[lit-ideas] Re: Malevolence (Was: The Evil That We Do)

  • From: Andy <mimi.erva@xxxxxxxxx>
  • To: lit-ideas <lit-ideas@xxxxxxxxxxxxx>
  • Date: Mon, 10 Oct 2011 07:42:06 -0700 (PDT)

Fair enough.  I'll answer the question.  Yes, it is immoral.  That baby did not 
ask to be born.  Presumably the parents knew ahead of time where babies come 
from and created the baby anyway.  Therefore, if there's not enough food to 
feed the newborn baby that resulted from one's behavior, then one feeds that 
baby and does with less for one's self, or even starves if necessary.  It 
becomes a crime of passion under those circumstances to put the baby on the 
hillside.  Granted, if you die then the baby dies, but the baby dies anyway if 
it's deliberately left to die.  If one has to take someone else's baby because 
the parents are killed in war say, and there's not enough food for it, then 
there's really no issue, unless everyone can do with a little less so as to 
have enough for the baby.  However, those situations are basically Malthusian 
economics, not morality.
 
(http://en.wikipedia.org/wiki/Thomas_Robert_Malthus ; 
 
Interestingly, however, (paraphrasing the above site) as an 
Anglican minister Malthus saw starvation based in scarcity as divinely imposed 
to teach virtuous behavior, so presumably that would be morality.  I do away 
with the divine and simply see cause and effect in real time, common sense.  
Curiously, or maybe just realistically, Malthus didn't think human nature could 
be changed, but even here, demographically, as education and wealth goes up, 
population goes down, so there's something more at work than just human 
spirits.  Presumably the passions would be no less strong in a situation of 
abundance.  Malthus thought that all humans have a tendency toward "virtuous 
attachment" (which I'm understanding as a drive to copulate) such that 
overpopulation on a planet that can't support them all is inevitable.  "Yet in 
all societies, even those that are most vicious, the tendency to a virtuous 
attachment is so strong that there is a constant
 effort towards an increase of population.
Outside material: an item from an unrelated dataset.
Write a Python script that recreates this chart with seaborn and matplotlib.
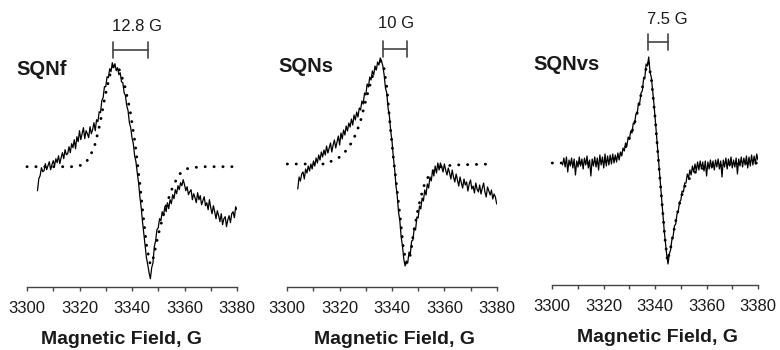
import matplotlib
matplotlib.use("Agg")
import numpy as np
import pandas as pd
import seaborn as sns
import matplotlib.pyplot as plt
from matplotlib.ticker import MultipleLocator

# measured spectra, one value every 0.5 G from 3304 to 3380 G (arbitrary units)
field = np.arange(3304, 3380.5, 0.5)

sqnf_signal = [
    -24, -12, -9, -1, -5, -4, 3, -3, 1, 5, -3, 2, 6, 1, 8, 4, 11, 3, 9, 14,
    8, 17, 12, 13, 20, 14, 23, 19, 27, 18, 30, 25, 36, 27, 33, 39, 28, 36, 33, 29,
    40, 33, 37, 44, 36, 47, 45, 55, 54, 66, 69, 80, 80, 90, 89, 98, 95, 104, 99, 103,
    96, 99, 92, 94, 85, 84, 74, 71, 61, 56, 44, 39, 29, 23, 11, 5, -6, -16, -30, -41,
    -55, -67, -80, -91, -98, -106, -112, -101, -96, -80, -74, -63, -61, -52, -54, -45, -49, -40, -45, -36,
    -42, -33, -37, -28, -32, -23, -27, -19, -23, -16, -19, -13, -18, -24, -20, -28, -25, -23, -33, -27,
    -31, -36, -26, -33, -29, -38, -34, -30, -39, -36, -43, -33, -41, -47, -39, -45, -52, -44, -49, -55,
    -47, -58, -52, -50, -60, -53, -49, -56, -47, -45, -51, -40, -43]

sqns_signal = [
    -25, -13, -17, -10, -8, -15, -5, -9, -2, -7, 0, -5, 3, -2, 6, 1, 9, 4, 12, 7,
    14, 9, 18, 11, 16, 21, 12, 19, 24, 16, 22, 28, 19, 31, 25, 34, 29, 38, 33, 41,
    37, 45, 39, 49, 44, 52, 47, 56, 54, 63, 60, 71, 69, 80, 77, 87, 84, 93, 89, 98,
    94, 102, 99, 106, 103, 98, 89, 76, 71, 56, 48, 33, 23, 7, -5, -21, -32, -48, -57, -73,
    -82, -95, -102, -97, -99, -88, -90, -77, -76, -64, -66, -53, -54, -42, -45, -34, -37, -26, -31, -20,
    -24, -13, -17, -6, -12, -2, -9, 1, -6, 1, -3, -8, 0, -6, -11, -4, -9, -15, -6, -13,
    -18, -10, -16, -22, -13, -19, -24, -15, -21, -18, -27, -20, -16, -25, -22, -29, -19, -25, -28, -21,
    -30, -24, -19, -28, -33, -23, -27, -31, -26, -35, -30, -33, -40]

sqnvs_signal = [
    -2, 5, -4, 6, -9, 3, -3, 5, -5, 4, -12, 2, -4, 6, -3, 4, -6, 5, -2, 7,
    -5, 3, -13, 4, -3, 6, -4, 5, -7, 8, -2, 6, -5, 9, -3, 7, -2, 8, -1, 9,
    0, 8, 1, 10, 3, 11, 7, 15, 12, 20, 17, 26, 24, 32, 30, 40, 39, 49, 49, 60,
    60, 70, 72, 84, 86, 99, 97, 106, 91, 86, 73, 60, 45, 29, 13, -3, -20, -36, -52, -67,
    -80, -92, -101, -91, -87, -77, -73, -63, -61, -51, -48, -39, -37, -28, -29, -20, -20, -11, -15, -7,
    -12, -3, -9, -1, -8, 1, -7, 2, -6, 1, -8, 2, -13, 1, -6, 3, -5, 2, -7, 3,
    -4, 4, -6, 2, -14, 3, -4, 5, -6, 4, -3, 6, -5, 3, -4, 5, -11, 4, -3, 6,
    -4, 5, -2, 7, -5, 6, -3, 8, -2, 7, -1, 9, 3]

# simulated (fit) spectra
sqnf_fit_field = [3300, 3310, 3318, 3320, 3322, 3324, 3326, 3327.8, 3329.7, 3331.6, 3333, 3334,
                  3335.4, 3337.3, 3339.2, 3341.1, 3343.1, 3344.3, 3345.6, 3346.9, 3347.6, 3348.2,
                  3350.1, 3352, 3353.9, 3355.8, 3358.3, 3360.9, 3366, 3378.7]
sqnf_fit = [0, 0, 0, 1, 3, 10, 23, 43, 70, 92, 101, 101, 96, 80, 57, 25, -20, -50, -80, -97,
            -97, -90, -67, -48, -32, -18, -7, -2, 0, 0]

sqns_fit_field = [3300, 3315, 3317.6, 3320.1, 3322.7, 3325.2, 3327.8, 3330.3, 3332.9, 3334.8, 3335.7,
                  3336.7, 3338, 3339.2, 3340.5, 3341.8, 3343.1, 3344.3, 3345.4, 3346.2, 3347.1,
                  3348.2, 3350.1, 3352, 3354.5, 3358.3, 3363.4, 3378.7]
sqns_fit = [0, 0, 4, 7, 14, 24, 41, 67, 91, 101, 103, 100, 77, 41, 7, -23, -53, -83, -99, -97,
            -90, -69, -43, -23, -9, -3, -1, 0]

sqnvs_fit_field = [3300, 3318, 3322, 3326, 3329, 3331.5, 3333.5, 3335, 3336.5, 3337.3, 3338.5, 3340,
                   3341.2, 3342.5, 3343.8, 3344.8, 3346, 3348, 3350, 3352, 3355, 3360, 3370, 3380]
sqnvs_fit = [0, 0, 2, 6, 18, 35, 55, 75, 95, 101, 85, 45, 5, -35, -75, -98, -85, -58, -35, -20,
             -10, -4, -1, 0]

names = ["SQNf", "SQNs", "SQNvs"]
widths = ["12.8 G", "10 G", "7.5 G"]

sns.set_theme(style="white")
plt.rcParams["font.family"] = ["Liberation Sans", "DejaVu Sans"]

fig = plt.figure(figsize=(7.8, 3.5), dpi=100)

panels = [
    dict(rect=[27 / 780, 63 / 350, 210 / 780, 287 / 350], ylim=(-120.3, 166.7),
         signal=sqnf_signal, fit_x=sqnf_fit_field, fit=sqnf_fit,
         bar=(3332.6, 3346.2, 117), label_xy=(3341.9, 140), name_xy=(16, 69.5),
         xlab=(0.45, -0.153)),
    dict(rect=[287.3 / 780, 63 / 350, 209.4 / 780, 287 / 350], ylim=(-123, 164),
         signal=sqns_signal, fit_x=sqns_fit_field, fit=sqns_fit,
         bar=(3336.4, 3345.6, 115), label_xy=(3341.4, 141), name_xy=(278, 67),
         xlab=(0.51, -0.153)),
    dict(rect=[552.3 / 780, 65 / 350, 205.7 / 780, 285 / 350], ylim=(-122, 163),
         signal=sqnvs_signal, fit_x=sqnvs_fit_field, fit=sqnvs_fit,
         bar=(3337.4, 3345.1, 121), label_xy=(3344.6, 143), name_xy=(533, 65),
         xlab=(0.509, -0.153)),
]

ink = "#1a1a1a"

for p, name, width in zip(panels, names, widths):
    ax = fig.add_axes(p["rect"])
    exp = pd.DataFrame({"field": field, "signal": p["signal"]})
    sim = pd.DataFrame({"field": p["fit_x"], "signal": p["fit"]})

    sns.lineplot(data=sim, x="field", y="signal", ax=ax, color="black",
                 linewidth=2.1, linestyle=(0, (0.05, 3.0)), dash_capstyle="round", clip_on=False)
    sns.lineplot(data=exp, x="field", y="signal", ax=ax, color="black", linewidth=0.9)

    ax.set_xlim(3300, 3380)
    ax.set_ylim(*p["ylim"])
    ax.set_yticks([])
    ax.set_ylabel("")
    ax.set_xticks([3300, 3320, 3340, 3360, 3380])
    ax.xaxis.set_minor_locator(MultipleLocator(10))
    ax.tick_params(axis="x", which="both", direction="out", length=3.2, width=1,
                   color="#444444", bottom=True, labelsize=12, pad=7, labelcolor=ink)
    for side in ["top", "left", "right"]:
        ax.spines[side].set_visible(False)
    ax.spines["bottom"].set_color("#444444")
    ax.spines["bottom"].set_linewidth(1)
    ax.set_xlabel("Magnetic Field, G", fontsize=14, fontweight="bold", color=ink)
    ax.xaxis.set_label_coords(*p["xlab"])
    ax.patch.set_alpha(0)

    # linewidth bar
    x0, x1, yb = p["bar"]
    ax.plot([x0, x1], [yb, yb], color="#444444", linewidth=1.2, clip_on=False)
    ax.plot([x0, x0], [yb - 8, yb + 8], color="#444444", linewidth=1.2, clip_on=False)
    ax.plot([x1, x1], [yb - 8, yb + 8], color="#444444", linewidth=1.2, clip_on=False)
    ax.text(p["label_xy"][0], p["label_xy"][1], width, ha="center", va="center",
            fontsize=12, color=ink, clip_on=False)

    nx, ny = p["name_xy"]
    fig.text(nx / 780, 1 - ny / 350, name, ha="left", va="center",
             fontsize=14.5, fontweight="bold", color=ink)

fig.savefig("out.png", dpi=100)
This constant effort as constantly 
tends to subject the lower classes of the society to distress and to prevent 
any great permanent amelioration of their condition".  (1798)  
 
Maybe when situations become dire is when people's brains most energetically 
fly out the window.  Sex is clearly a releaser of feel good hormones, plus 
there's a power component in it.  My understanding is that in the animal 
kingdom food requirements are met first, then reproduction.  In a situation of 
starvation, reproduction probably would be shut down, or the desire for it.  I 
would imagine Mike's scenario is based not in actual starvation but simply in 
scarcity, which would make the act of reproduction no different from an act of, 
say, vandalism, that feels good but is ultimately destructive.  So, yes, it 
would be immoral.
 
In the end, economics and morality are one and the same.  Adam Smith was a 
moral philosopher.  He wrote Theory of Moral Sentiment before he wrote his 
Wealth of Nations, and both were written in an effort to improve the plight of 
man.  The Wealth of Nations today is treated as purely an economic 
tract precisely because nobody reads it and has no idea what it is they're 
conveniently using to justify their essentially immoral behavior.  
 
Andy
 


________________________________
From: Robert Paul <rpaul@xxxxxxxx>
To: lit-ideas@xxxxxxxxxxxxx
Sent: Sunday, October 9, 2011 11:01 PM
Subject: [lit-ideas] Re: Malevolence (Was: The Evil That We Do)


On 10/9/11 10:04 AM, Andy wrote:


Mike:  Is it immoral to leave a newborn baby out on a hill to die when there is 
not enough food to feed the family? 
>
>Andy:  Seems to me that having a baby if one can't afford one is the immoral 
>part.  If one cannot afford a baby, one has no business having one.  There are 
>circumstances, no doubt, but for the most part it's those human spirits 
>again.  Curiously it would be just common sense, i.e., if there's less food, 
>then let's not invite more people to the party.  Instead, it's more like 
>tomorrow we die, so let's have sex today, however much we compound our 
>misery.  Do I ask too much of people?You do if you expect them to follow this 
>argument-by-false-analogy, which simply avoids Mike's question.